Read the records below and copy each line that contains "this".

-- Available data start --

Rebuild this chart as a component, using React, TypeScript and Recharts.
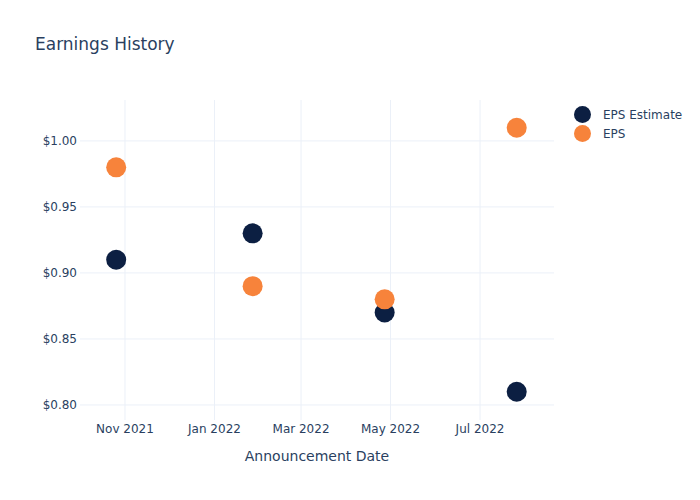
import { CartesianGrid, Scatter, ScatterChart, XAxis, YAxis } from "recharts";

const FONT = "'DejaVu Sans', sans-serif";
const TEXT = "#2a3f5f";
const GRID = "#ebf0f8";

const COLORS = {
  estimate: "#0c1f42",
  eps: "#f7833b",
};

const announceDates = ["2021-10-26", "2022-01-27", "2022-04-27", "2022-07-26"];
const epsEstimate = [0.91, 0.93, 0.87, 0.81];
const epsActual = [0.98, 0.89, 0.88, 1.01];

const xTickDates = ["2021-11-01", "2022-01-01", "2022-03-01", "2022-05-01", "2022-07-01"];
const yTicks = [0.8, 0.85, 0.9, 0.95, 1.0];

const toTime = (d: string) => new Date(d + "T00:00:00Z").getTime();
const MONTHS = ["Jan", "Feb", "Mar", "Apr", "May", "Jun", "Jul", "Aug", "Sep", "Oct", "Nov", "Dec"];
const fmtMonth = (t: number) => {
  const d = new Date(t);
  return `${MONTHS[d.getUTCMonth()]} ${d.getUTCFullYear()}`;
};

const estimateData = announceDates.map((d, i) => ({ date: toTime(d), value: epsEstimate[i] }));
const epsData = announceDates.map((d, i) => ({ date: toTime(d), value: epsActual[i] }));
const xTicks = xTickDates.map(toTime);

const dot = (color: string) => (props: any) => (
  <circle cx={props.cx} cy={props.cy} r={10} fill={color} />
);

export default function App() {
  return (
    <div style={{ position: "absolute", left: 0, top: 0, width: 700, height: 500, background: "#fff", fontFamily: FONT }}>
      <div style={{ position: "absolute", left: 35, top: 34, fontSize: 17, color: TEXT }}>
        Earnings History
      </div>
      <div style={{ position: "absolute", left: 574, top: 105, fontSize: 12, color: TEXT }}>
        {[
          ["EPS Estimate", COLORS.estimate],
          ["EPS", COLORS.eps],
        ].map(([name, color]) => (
          <div key={name} style={{ display: "flex", alignItems: "center", height: 19 }}>
            <span style={{ width: 17, height: 17, borderRadius: "50%", background: color, marginRight: 12 }} />
            {name}
          </div>
        ))}
      </div>
      <ScatterChart width={700} height={500} margin={{ top: 100, right: 146, bottom: 50, left: 20 }}>
        <CartesianGrid stroke={GRID} strokeWidth={1} horizontalValues={yTicks} verticalValues={xTicks} />
        <XAxis
          type="number"
          dataKey="date"
          domain={[toTime("2021-10-01") + 8 * 3600e3, toTime("2022-08-20") + 10 * 3600e3]}
          ticks={xTicks}
          tickFormatter={fmtMonth}
          axisLine={false}
          tickLine={false}
          tickSize={0}
          tickMargin={4}
          height={30}
          allowDataOverflow
          tick={{ fontSize: 12, fill: TEXT, fontFamily: FONT }}
          label={{ value: "Announcement Date", position: "bottom", offset: 1, fontSize: 14, fill: TEXT, fontFamily: FONT }}
        />
        <YAxis
          type="number"
          dataKey="value"
          domain={[0.7886, 1.031]}
          ticks={yTicks}
          tickFormatter={(v: number) => `$${v.toFixed(2)}`}
          axisLine={false}
          tickLine={false}
          tickSize={0}
          tickMargin={3}
          width={60}
          allowDataOverflow
          tick={{ fontSize: 12, fill: TEXT, fontFamily: FONT }}
        />
        <Scatter name="EPS Estimate" data={estimateData} shape={dot(COLORS.estimate)} isAnimationActive={false} />
        <Scatter name="EPS" data={epsData} shape={dot(COLORS.eps)} isAnimationActive={false} />
      </ScatterChart>
    </div>
  );
}
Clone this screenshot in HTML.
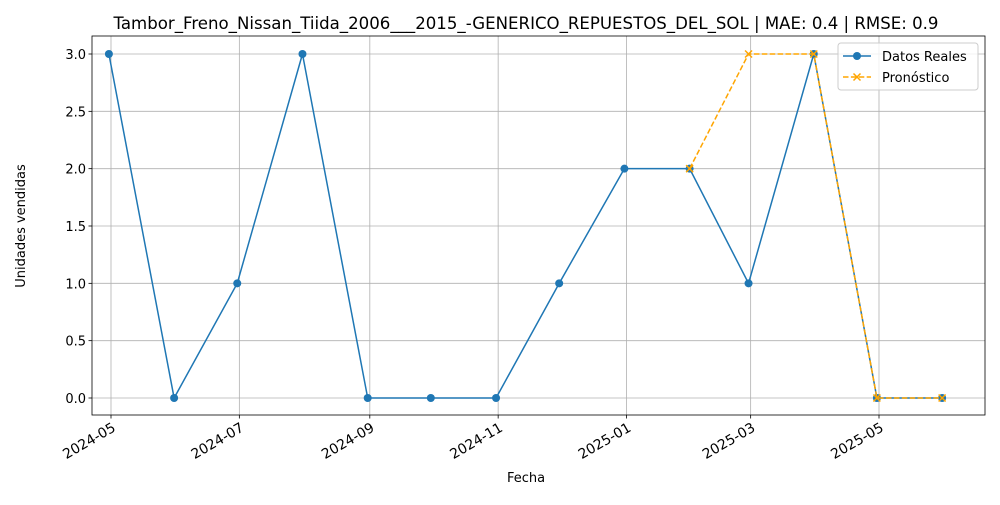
<!DOCTYPE html>
<html><head><meta charset="utf-8"><style>
body{margin:0;background:#fff;}
svg{font-family:"DejaVu Sans","Liberation Sans",sans-serif;}
</style></head><body>
<svg id="c" width="1000" height="500"></svg>
<script>
const dates=["2024-04-30","2024-05-31","2024-06-30","2024-07-31","2024-08-31","2024-09-30","2024-10-31","2024-11-30","2024-12-31","2025-01-31","2025-02-28","2025-03-31","2025-04-30","2025-05-31"];
const realValues=[3,0,1,3,0,0,0,1,2,2,1,3,0,0];
const fcDates=["2025-01-31","2025-02-28","2025-03-31","2025-04-30","2025-05-31"];
const fcValues=[2,3,3,0,0];
const xTicks=["2024-05","2024-07","2024-09","2024-11","2025-01","2025-03","2025-05"];
const yTicks=[0,0.5,1,1.5,2,2.5,3];
const NS="http://www.w3.org/2000/svg",svg=document.getElementById('c');
const L=92,R=985,T=36,B=415;
const base=Date.UTC(2024,4,1);
function days(s){const p=s.split('-').map(Number);return (Date.UTC(p[0],p[1]-1,p[2]||1)-base)/864e5;}
function X(s){return 111+days(s)*768/365;}
function Y(v){return 398-v*(344/3);}
function el(t,a,p){const e=document.createElementNS(NS,t);for(const k in a)e.setAttribute(k,a[k]);(p||svg).appendChild(e);return e;}
xTicks.forEach(t=>{const x=X(t+"-01");
const g=el('line',{x1:x,x2:x,y1:T,y2:B,stroke:'#b0b0b0','stroke-width':0.8});

el('line',{x1:x,x2:x,y1:B,y2:B+3.5,stroke:'#000','stroke-width':0.8});
const tx=el('text',{x:x+3,y:B+16,'font-size':13.9,'text-anchor':'end',transform:`rotate(-30 ${x+3} ${B+11})`});
tx.textContent=t;});
yTicks.forEach(v=>{const y=Y(v);
const g=el('line',{x1:L,x2:R,y1:y,y2:y,stroke:'#b0b0b0','stroke-width':0.8});

el('line',{x1:L-3.5,x2:L,y1:y,y2:y,stroke:'#000','stroke-width':0.8});
const tx=el('text',{x:L-6,y:y+5,'font-size':13,'text-anchor':'end'});
tx.textContent=v.toFixed(1);});
const rp=el('polyline',{points:dates.map((d,i)=>X(d)+','+Y(realValues[i])).join(' '),fill:'none',stroke:'#1f77b4','stroke-width':1.5});

dates.forEach((d,i)=>{const c=el('circle',{cx:X(d),cy:Y(realValues[i]),r:4,fill:'#1f77b4'});
});
const fp=el('polyline',{points:fcDates.map((d,i)=>X(d)+','+Y(fcValues[i])).join(' '),fill:'none',stroke:'#ffa500','stroke-width':1.5,'stroke-dasharray':'5.5,2.4'});

fcDates.forEach((d,i)=>{const x=X(d),y=Y(fcValues[i]);
const m=el('path',{d:`M${x-3.5},${y-3.5}L${x+3.5},${y+3.5}M${x-3.5},${y+3.5}L${x+3.5},${y-3.5}`,stroke:'#ffa500','stroke-width':1.5});
});
const f=el('rect',{x:L,y:T,width:R-L,height:B-T,fill:'none',stroke:'#000','stroke-width':0.8});

</script>
<svg style="position:absolute;left:0;top:0" width="1000" height="500">
<text x="526" y="29" font-size="16.5" text-anchor="middle" textLength="825" lengthAdjust="spacingAndGlyphs">Tambor_Freno_Nissan_Tiida_2006___2015_-GENERICO_REPUESTOS_DEL_SOL | MAE: 0.4 | RMSE: 0.9</text>
<text x="526" y="482" font-size="13" text-anchor="middle">Fecha</text>
<text x="25" y="226" font-size="13" text-anchor="middle" transform="rotate(-90 25 226)">Unidades vendidas</text>
<g>
<rect x="838" y="43" width="140" height="47" rx="3" fill="#fff" fill-opacity="0.8" stroke="#ccc"/>
<line x1="843" x2="871" y1="56" y2="56" stroke="#1f77b4" stroke-width="1.5"/>
<circle cx="857" cy="56" r="4" fill="#1f77b4"/>
<text x="882" y="61" font-size="13">Datos Reales</text>
<line x1="843" x2="871" y1="77" y2="77" stroke="#ffa500" stroke-width="1.5" stroke-dasharray="5.5,2.4"/>
<path d="M853.5,73.5L860.5,80.5M853.5,80.5L860.5,73.5" stroke="#ffa500" stroke-width="1.5"/>
<text x="882" y="82" font-size="13">Pronóstico</text>
</g>
</svg>
</body></html>
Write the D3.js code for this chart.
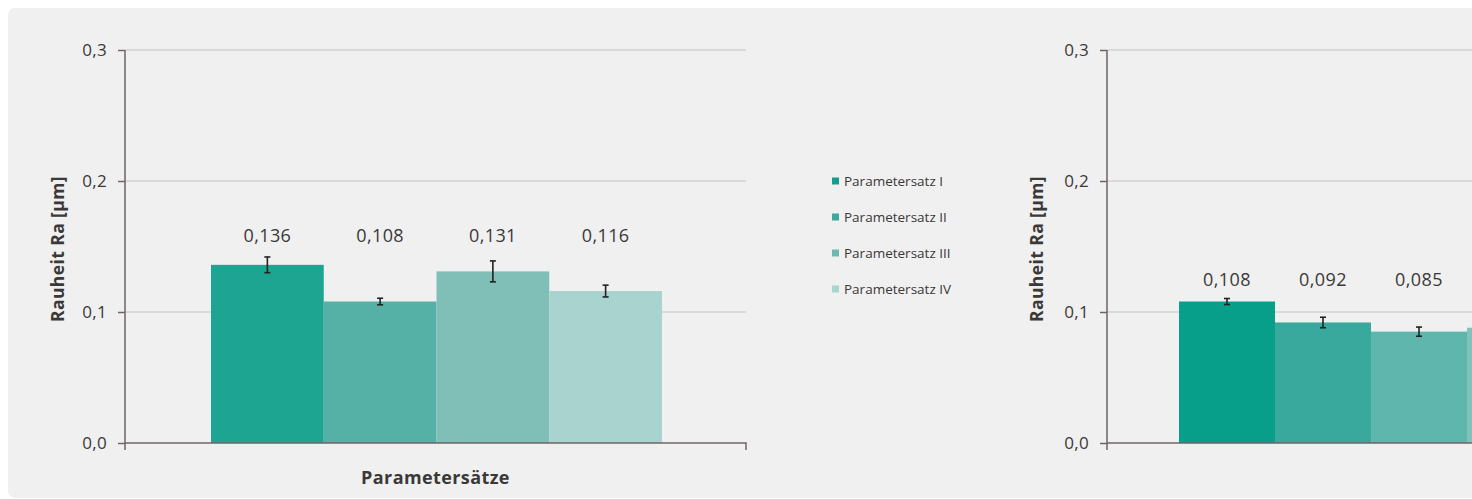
<!DOCTYPE html>
<html>
<head>
<meta charset="utf-8">
<script src="https://cdn.jsdelivr.net/npm/d3@7"></script>
<style>
  html, body { margin: 0; padding: 0; background: #ffffff; }
  svg { display: block; }
</style>
</head>
<body>
<svg id="chart" width="1472" height="499"></svg>
<script>
// Parameter sets shown in both panels
const sets = ["Parametersatz I", "Parametersatz II", "Parametersatz III", "Parametersatz IV"];

// Left panel: mean roughness Ra [µm] and standard deviation
const leftValues = [0.136, 0.108, 0.131, 0.116];
const leftErrors = [0.006, 0.0025, 0.008, 0.0045];

// Right panel: mean roughness Ra [µm] and standard deviation
const rightValues = [0.108, 0.092, 0.085, 0.088];
const rightErrors = [0.0023, 0.004, 0.0035, 0.003];

// Axis ticks
const yTicks = [0, 0.1, 0.2, 0.3];

const yTitle = "Rauheit Ra [µm]";
const xTitle = "Parametersätze";

const leftColors = ["#1da592", "#55b0a6", "#80bfb8", "#a9d3cf"];
const rightColors = ["#079e8a", "#38a99c", "#5fb6ac", "#80c3bb"];
const legendColors = ["#139e8b", "#3ca99c", "#6bbab1", "#a8d5d0"];

const fmt = v => d3.format(".3f")(v).replace(".", ",");
const fmtTick = v => d3.format(".1f")(v).replace(".", ",");

const svg = d3.select("#chart");
const W = 1472, H = 499;

// grey panel background
svg.append("rect")
  .attr("x", 8).attr("y", 8)
  .attr("width", W + 20).attr("height", 490)
  .attr("rx", 7)
  .attr("fill", "#f0f0f0");

const textColor = "#3b3838";
const axisColor = "#6e6565";
const gridColor = "#c4c2c2";
const font = "'Open Sans', sans-serif";

function drawPanel(opt) {
  const y = d3.scaleLinear().domain([0, 0.3]).range([443, 50]);
  const x = d3.scaleBand().domain(sets).range([opt.barStart, opt.barEnd]).padding(0);
  const g = svg.append("g");

  // horizontal gridlines
  g.selectAll("line.grid").data(yTicks.filter(t => t > 0)).join("line")
    .attr("x1", opt.axisStart).attr("x2", opt.axisEnd)
    .attr("y1", d => y(d)).attr("y2", d => y(d))
    .attr("stroke", gridColor).attr("stroke-width", 1.2);

  // bars
  g.selectAll("rect.bar").data(opt.values).join("rect")
    .attr("x", (d, i) => x(sets[i]))
    .attr("width", x.bandwidth())
    .attr("y", d => y(d))
    .attr("height", d => y(0) - y(d))
    .attr("fill", (d, i) => opt.colors[i]);

  // error bars
  const eb = g.selectAll("g.err").data(opt.values).join("g")
    .attr("transform", (d, i) => `translate(${x(sets[i]) + x.bandwidth() / 2},0)`);
  eb.append("line")
    .attr("y1", (d, i) => y(d + opt.errors[i]))
    .attr("y2", (d, i) => y(d - opt.errors[i]))
    .attr("stroke", "#222").attr("stroke-width", 1.6);
  eb.append("line").attr("x1", -3).attr("x2", 3)
    .attr("y1", (d, i) => y(d + opt.errors[i])).attr("y2", (d, i) => y(d + opt.errors[i]))
    .attr("stroke", "#222").attr("stroke-width", 1.6);
  eb.append("line").attr("x1", -3).attr("x2", 3)
    .attr("y1", (d, i) => y(d - opt.errors[i])).attr("y2", (d, i) => y(d - opt.errors[i]))
    .attr("stroke", "#222").attr("stroke-width", 1.6);

  // value labels (only those that fall inside the drawing area)
  const labelled = opt.values
    .map((v, i) => ({ v, cx: x(sets[i]) + x.bandwidth() / 2 }))
    .filter(d => d.cx + 30 < W);
  g.selectAll("text.val").data(labelled).join("text")
    .attr("x", d => d.cx)
    .attr("y", y(d3.max(opt.values)) - opt.labelGap)
    .attr("text-anchor", "middle")
    .attr("dominant-baseline", "central")
    .attr("font-family", font)
    .attr("font-size", 18)
    .attr("letter-spacing", 0.4)
    .attr("fill", textColor)
    .text(d => fmt(d.v));

  // y axis
  const yAxis = g.append("g")
    .attr("transform", `translate(${opt.axisStart},0)`)
    .call(d3.axisLeft(y).tickValues(yTicks).tickFormat(fmtTick).tickSize(7).tickPadding(11));
  yAxis.select(".domain").attr("stroke", axisColor).attr("stroke-width", 1.5)
    .attr("d", `M0,${y(0.3)}V${y(0) + 7}`);
  yAxis.selectAll(".tick line").attr("stroke", axisColor).attr("stroke-width", 1.5);
  yAxis.selectAll(".tick text")
    .attr("font-family", font)
    .attr("font-size", 17)
    .attr("letter-spacing", 0.3)
    .attr("fill", textColor);

  // x axis baseline with end tick
  g.append("path")
    .attr("d", `M${opt.axisStart},${y(0)}H${opt.axisEnd}V${y(0) + 7}`)
    .attr("fill", "none")
    .attr("stroke", axisColor).attr("stroke-width", 1.5);

  // y title
  g.append("text")
    .attr("transform", `translate(${opt.yTitleX},${249}) rotate(-90)`)
    .attr("text-anchor", "middle")
    .attr("dominant-baseline", "central")
    .attr("font-family", font)
    .attr("font-weight", "bold")
    .attr("font-size", 17.5)
    .attr("letter-spacing", 0.4)
    .attr("fill", textColor)
    .text(yTitle);

  if (opt.showXTitle) {
    g.append("text")
      .attr("x", (opt.axisStart + opt.axisEnd) / 2)
      .attr("y", 477)
      .attr("text-anchor", "middle")
      .attr("dominant-baseline", "central")
      .attr("font-family", font)
      .attr("font-weight", "bold")
      .attr("font-size", 18)
      .attr("letter-spacing", 0.4)
      .attr("fill", textColor)
      .text(xTitle);
  }
}

drawPanel({
  values: leftValues, errors: leftErrors, colors: leftColors,
  axisStart: 125, axisEnd: 746, barStart: 211, barEnd: 662,
  yTitleX: 57, labelGap: 30, showXTitle: true
});

drawPanel({
  values: rightValues, errors: rightErrors, colors: rightColors,
  axisStart: 1107, axisEnd: 1635, barStart: 1179, barEnd: 1563,
  yTitleX: 1036, labelGap: 23, showXTitle: false
});

// legend
const legend = svg.append("g").attr("transform", "translate(832,181)");
const item = legend.selectAll("g").data(sets).join("g")
  .attr("transform", (d, i) => `translate(0,${i * 36})`);
item.append("rect")
  .attr("x", 0).attr("y", -3.5).attr("width", 7).attr("height", 7)
  .attr("fill", (d, i) => legendColors[i]);
item.append("text")
  .attr("x", 12).attr("y", 0)
  .attr("dominant-baseline", "central")
  .attr("font-family", "'Liberation Sans Narrow', 'Open Sans', sans-serif")
  .attr("font-size", 13.5)
  .attr("fill", textColor)
  .text(d => d);
</script>
</body>
</html>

-- Available data end --

*Full response:*
Rebuild this chart as a component, using React, TypeScript and Recharts.
Clone this screenshot in HTML.
Write the D3.js code for this chart.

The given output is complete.